To count the number of elements divisible by a particular number in a subarray, we can split the queried subarray into multiple segments. Some parts of the subarray might be directly covered by some blocks: there are at most √N of these and we can get the answer for each block in constant time as they are all precomputed. There are also at most two sections (at the beginning and end of the subarray) that only lie partially within a block; for these we need to use the brute force method to test all elements for divisibility, but there are only at most √N elements in each of these two blocks. The answer is the sum of the counts of all these sections. Thus, the time complexity for one such query is O(√N).

#include <iostream>
#include <vector>
#include <cmath>
#include <cstdlib>
constexpr int MAX_ELEM = 1e5;
int main() {
    int N, Q;
    std::cin >> N >> Q;
    int blockSize = std::sqrt(N), numBlocks = (N + blockSize - 1) / blockSize;
    std::vector<int> array;
    array.reserve(N);
    std::vector<std::vector<int>> blockAns(numBlocks, std::vector<int>(MAX_ELEM + 1));
    auto update = [&](int idx, int delta) {
        for (int i = 1, block = idx / blockSize; i * i <= array[idx]; ++i) {
            if (auto [q, r] = std::div(array[idx], i); r == 0) {
                blockAns[block][i] += delta;
                if (q != i) blockAns[block][q] += delta;
            }
        }
    };
    for (int i = 0, x; i < N; ++i) {
        std::cin >> x;
        array.push_back(x);
        update(i, 1);
    }
    for (int q = 0; q < Q; ++q) {
        char t;
        std::cin >> t;
        if (t == 'Q') {
            int left, right, num;
            std::cin >> left >> right >> num;
            int leftBlock = left / blockSize, rightBlock = right / blockSize, count = 0;
            if (leftBlock != rightBlock) {
                for (int i = left; i < blockSize * (leftBlock + 1); ++i) 
                    count += array[i] % num == 0;
                for (int b = leftBlock + 1; b < rightBlock; ++b)
                    count += blockAns[b][num];
                for (int i = rightBlock * blockSize; i <= right; ++i)
                    count += array[i] % num == 0;
            } else {
                for (int i = left; i <= right; ++i)
                    count += array[i] % num == 0;
            }
            std::cout << count << '\n';
        } else {
            int index;
            std::cin >> index;
            update(index, -1);
            std::cin >> array[index];
            update(index, 1);
        }
    }
}

Sorry for taking so long to write this up. I will skip the I/O.

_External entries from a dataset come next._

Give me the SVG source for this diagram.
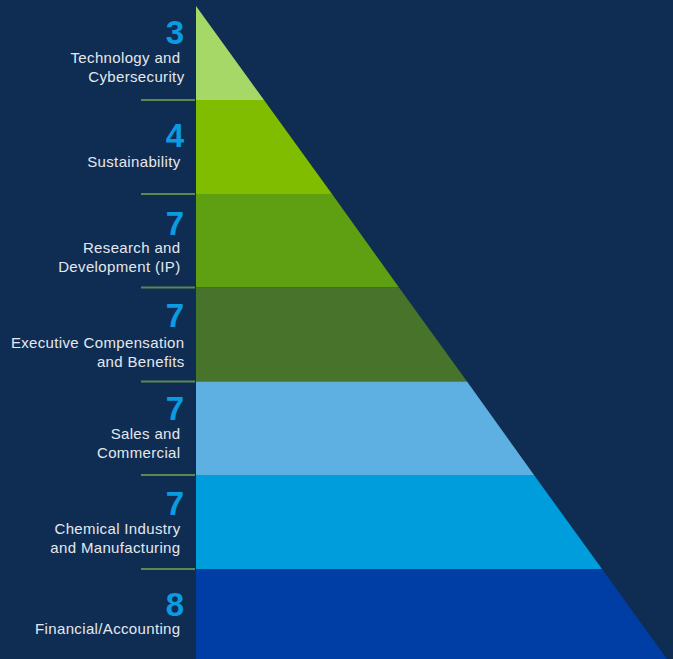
<svg xmlns="http://www.w3.org/2000/svg" width="673" height="659" viewBox="0 0 673 659">
<style>
.num{font-family:"Liberation Sans",Arial,sans-serif;font-weight:bold;font-size:33px;fill:#0a9be0;text-anchor:end}
.lbl{font-family:"Liberation Sans",Arial,sans-serif;font-size:15px;fill:#e4e8ee;text-anchor:end;letter-spacing:0.35px}
.div{stroke:#5b8a50;stroke-width:1.8}
</style>
<rect width="673" height="659" fill="#0f2d52"/>
<g id="pyramid">
<polygon points="196,6 264,100 196,100" fill="#a6d867"/>
<polygon points="196,100 264,100 332,194 196,194" fill="#80bc00"/>
<polygon points="196,194 332,194 399,287.5 196,287.5" fill="#5fa012"/>
<polygon points="196,287.5 399,287.5 467,381.5 196,381.5" fill="#47742a"/>
<polygon points="196,381.5 467,381.5 534,475 196,475" fill="#5eb0e3"/>
<polygon points="196,475 534,475 602,569 196,569" fill="#009ddd"/>
<polygon points="196,569 602,569 667,659 196,659" fill="#003da5"/>
</g>
<g id="dividers">
<line class="div" x1="141" y1="100" x2="195" y2="100"/>
<line class="div" x1="141" y1="194" x2="195" y2="194"/>
<line class="div" x1="141" y1="287.5" x2="195" y2="287.5"/>
<line class="div" x1="141" y1="381.5" x2="195" y2="381.5"/>
<line class="div" x1="141" y1="475" x2="195" y2="475"/>
<line class="div" x1="141" y1="569" x2="195" y2="569"/>
</g>
<g id="tech">
<text class="num" x="184" y="43.5">3</text>
<text class="lbl" x="180.5" y="62.5">Technology and</text>
<text class="lbl" x="184.5" y="81.5">Cybersecurity</text>
</g>
<g id="sustainability">
<text class="num" x="184" y="146.5">4</text>
<text class="lbl" x="180.5" y="166.5">Sustainability</text>
</g>
<g id="research">
<text class="num" x="184" y="235">7</text>
<text class="lbl" x="180.5" y="252.5">Research and</text>
<text class="lbl" x="180.5" y="271.5">Development (IP)</text>
</g>
<g id="executive">
<text class="num" x="184" y="326.5">7</text>
<text class="lbl" x="184.5" y="348">Executive Compensation</text>
<text class="lbl" x="184.5" y="366.5">and Benefits</text>
</g>
<g id="sales">
<text class="num" x="184" y="420">7</text>
<text class="lbl" x="180.5" y="439">Sales and</text>
<text class="lbl" x="180.5" y="457.5">Commercial</text>
</g>
<g id="chemical">
<text class="num" x="184" y="515">7</text>
<text class="lbl" x="180.5" y="534">Chemical Industry</text>
<text class="lbl" x="180.5" y="552.5">and Manufacturing</text>
</g>
<g id="financial">
<text class="num" x="184" y="615.5">8</text>
<text class="lbl" x="180.5" y="634">Financial/Accounting</text>
</g>
</svg>
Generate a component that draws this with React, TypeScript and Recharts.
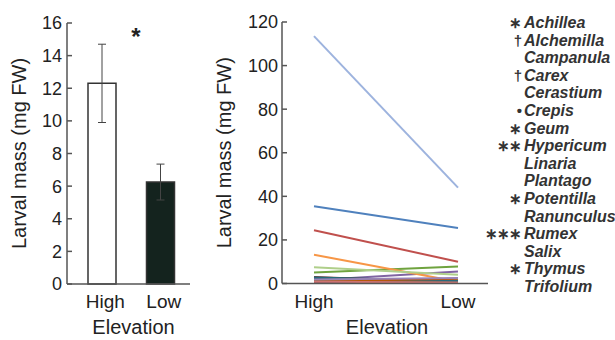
import React from 'react';
import { BarChart, Bar, Cell, ErrorBar, LineChart, Line, XAxis, YAxis, Label } from 'recharts';

const elevations = ['High', 'Low'];
const barMeans = [12.3, 6.25];
const barErrors = [2.4, 1.1];
const leftTicks = [0, 2, 4, 6, 8, 10, 12, 14, 16];
const rightTicks = [0, 20, 40, 60, 80, 100, 120];

const species = [
  'Achillea', 'Alchemilla', 'Campanula', 'Carex', 'Cerastium', 'Crepis', 'Geum', 'Hypericum',
  'Linaria', 'Plantago', 'Potentilla', 'Ranunculus', 'Rumex', 'Salix', 'Thymus', 'Trifolium',
];
const marks = ['∗', '†', '', '†', '', '•', '∗', '∗∗', '', '', '∗', '', '∗∗∗', '', '∗', ''];
const highMass = [35.5, 24.4, 5.0, 1.5, 2.0, 13.2, 2.5, 3.0, 1.2, 0.6, 2.8, 1.0, 113.5, 0.8, 7.5, 1.8];
const lowMass = [25.5, 10.0, 7.8, 5.5, 1.5, 0.8, 1.0, 0.5, 1.0, 0.4, 1.2, 2.2, 44, 0.5, 4.0, 2.5];

const palette = [
  '#4F81BD', '#C0504D', '#6FA33E', '#8064A2', '#4BACC6', '#F79646', '#2C4D75', '#772C2A',
  '#5F7530', '#4D3B62', '#276A7C', '#B65708', '#9DB3DE', '#CD7371', '#AFCF8A', '#9983B5',
];

const font = '"Liberation Sans", Arial, sans-serif';
const ink = '#222';
const axisColor = '#555';

const barData = elevations.map((e, i) => ({ elevation: e, mean: barMeans[i], err: barErrors[i] }));
const lineData = [highMass, lowMass].map((vals, i) => {
  const row: Record<string, number | string> = { elevation: elevations[i] };
  species.forEach((s, j) => { row[s] = vals[j]; });
  return row;
});

const tickStyle = { fontSize: 18, fill: ink, fontFamily: font };

const App: React.FC = () => {
  return (
    <div style={{ position: 'absolute', left: 0, top: 0, width: 615, height: 340, background: '#fff', fontFamily: font, overflow: 'hidden' }}>
      <div style={{ position: 'absolute', left: 0, top: 0 }}>
        <BarChart width={200} height={340} data={barData} margin={{ top: 23, right: 10, left: 0, bottom: 0 }}>
          <XAxis
            dataKey="elevation"
            height={56}
            padding={{ left: 6, right: 0 }}
            tickLine={false}
            tickMargin={5}
            tick={{ ...tickStyle, fontSize: 19, dx: 3 }}
            axisLine={{ stroke: axisColor, strokeWidth: 1.5 }}
          >
            <Label value="Elevation" position="insideBottom" offset={6} dx={5} style={{ fontSize: 20, fill: ink, fontFamily: font }} />
          </XAxis>
          <YAxis
            width={67}
            domain={[0, 16]}
            ticks={leftTicks}
            interval={0}
            tickSize={-5}
            tickMargin={10}
            tick={tickStyle}
            tickLine={{ stroke: axisColor, strokeWidth: 1.5 }}
            axisLine={{ stroke: axisColor, strokeWidth: 1.5 }}
          >
            <Label value="Larval mass (mg FW)" angle={-90} position="center" dx={-15} style={{ fontSize: 20, fill: ink, fontFamily: font }} />
          </YAxis>
          <Bar dataKey="mean" barSize={28} stroke="#333" strokeWidth={1.5} isAnimationActive={false}>
            {barData.map((d, i) => (
              <Cell key={d.elevation} fill={i === 0 ? '#ffffff' : '#14231e'} />
            ))}
            <ErrorBar dataKey="err" width={4} stroke="#444" strokeWidth={1} direction="y" />
          </Bar>
          <text x={136} y={45} textAnchor="middle" fontSize={24} fontWeight="bold" fill={ink} fontFamily={font}>*</text>
        </BarChart>
      </div>

      <div style={{ position: 'absolute', left: 200, top: 0 }}>
        <LineChart width={290} height={340} data={lineData} margin={{ top: 22, right: 2, left: 0, bottom: 0 }}>
          <XAxis
            dataKey="elevation"
            height={56.5}
            padding={{ left: 32, right: 30 }}
            tickLine={false}
            tickMargin={5}
            tick={{ ...tickStyle, fontSize: 19 }}
            axisLine={{ stroke: axisColor, strokeWidth: 1.5 }}
          >
            <Label value="Elevation" position="insideBottom" offset={6} dx={2} style={{ fontSize: 20, fill: ink, fontFamily: font }} />
          </XAxis>
          <YAxis
            width={82}
            domain={[0, 120]}
            ticks={rightTicks}
            interval={0}
            tickSize={-5}
            tickMargin={9}
            tick={tickStyle}
            tickLine={{ stroke: axisColor, strokeWidth: 1.5 }}
            axisLine={{ stroke: axisColor, strokeWidth: 1.5 }}
          >
            <Label value="Larval mass (mg FW)" angle={-90} position="center" dx={-17} style={{ fontSize: 20, fill: ink, fontFamily: font }} />
          </YAxis>
          {species.map((s, i) => (
            <Line
              key={s}
              dataKey={s}
              stroke={palette[i]}
              strokeWidth={2}
              dot={false}
              isAnimationActive={false}
            />
          ))}
        </LineChart>
      </div>

      <div style={{ position: 'absolute', left: 480, top: 14, width: 140 }}>
        {species.map((s, i) => (
          <div key={s} style={{ display: 'flex', height: 17.6, lineHeight: '17.6px', fontSize: 16, color: ink }}>
            <span style={{ width: 41, textAlign: 'right', fontSize: 15, fontWeight: 'bold', color: '#333', whiteSpace: 'nowrap', letterSpacing: -1 }}>{marks[i]}</span>
            <span style={{ fontStyle: 'italic', fontWeight: 'bold', whiteSpace: 'nowrap', paddingLeft: 3, color: '#333' }}>{s}</span>
          </div>
        ))}
      </div>
    </div>
  );
};

export default App;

from sortedcontainers import SortedList

def build_all_factors (n):
    # We'll simplify indexing by having a useless 0.
    all_factors = [[1] for _ in range(n+1)]
    for i in range(2, n+1):
        j = i
        while j <= n:
            all_factors[j].append(i)
            j += i
    return all_factors

def query_counts (n, values, queries):
    all_factors = build_all_factors(n)

    # Build up a data structure for what multiple is where.
    factor_indexes = [SortedList() for _ in range(n+1)]
    for i in range(len(values)):
        value = values[i]
        for factor in all_factors[value]:
            factor_indexes[factor].add(i)

    for query in queries:
        if query[0] == "Q":
            _, left, right, value = query
            index_left = factor_indexes[value].bisect_left(left)
            index_right = factor_indexes[value].bisect_right(right)
            print(index_right - index_left)
        else:
            _, i, new_value = query
            # Remove the existing value.
            value = values[i]
            for factor in all_factors[value]:
                factor_indexes[factor].remove(i)
            # Update and insert
            values[i] = new_value
            for factor in all_factors[new_value]:
                factor_indexes[factor].add(i)

query_counts(10, [6, 5, 4, 3, 2, 1], [
    ['Q', 0, 3, 1],
    ['Q', 1, 4, 2],
    ['U', 3, 8],
    ['Q', 1, 4, 2],
    ])

What does space and performance look like? Let's let n be the largest integer we can have, and m be the number of values that we have.

First, the full factorization table in all_factors takes space O(n log(n)) and takes the same time to build.

The initial factor_indexes with random integers requires space O(m log(n)). Each insert takes at most O(log(n)) time. (On average it's better than that, because most factors appear at only a small number of indexes. But that's fine for an upper bound.) But even with the most pathological possible input, using a highly composite number over and over again (in your case, 83160), which means 128 * m numbers to store. Even this isn't so bad.

A Q is never more than O(log(n)) to perform. And, on random operations, is better than that because there are probably not many factors.

An U takes longer. On average we have O(log(n)) removes and inserts, each of which takes at most O(log(n)). Leading to O(log(n)^2). The pathological case is again 128 deletes and 128 inserts. Which is again not so bad. Even your worst possible update should still be faster than a naive query was before.

Of course, I've pushed the real work down to SortedList. But as you mentioned in the comments, you can use C++ containers that allow you to take the same approach.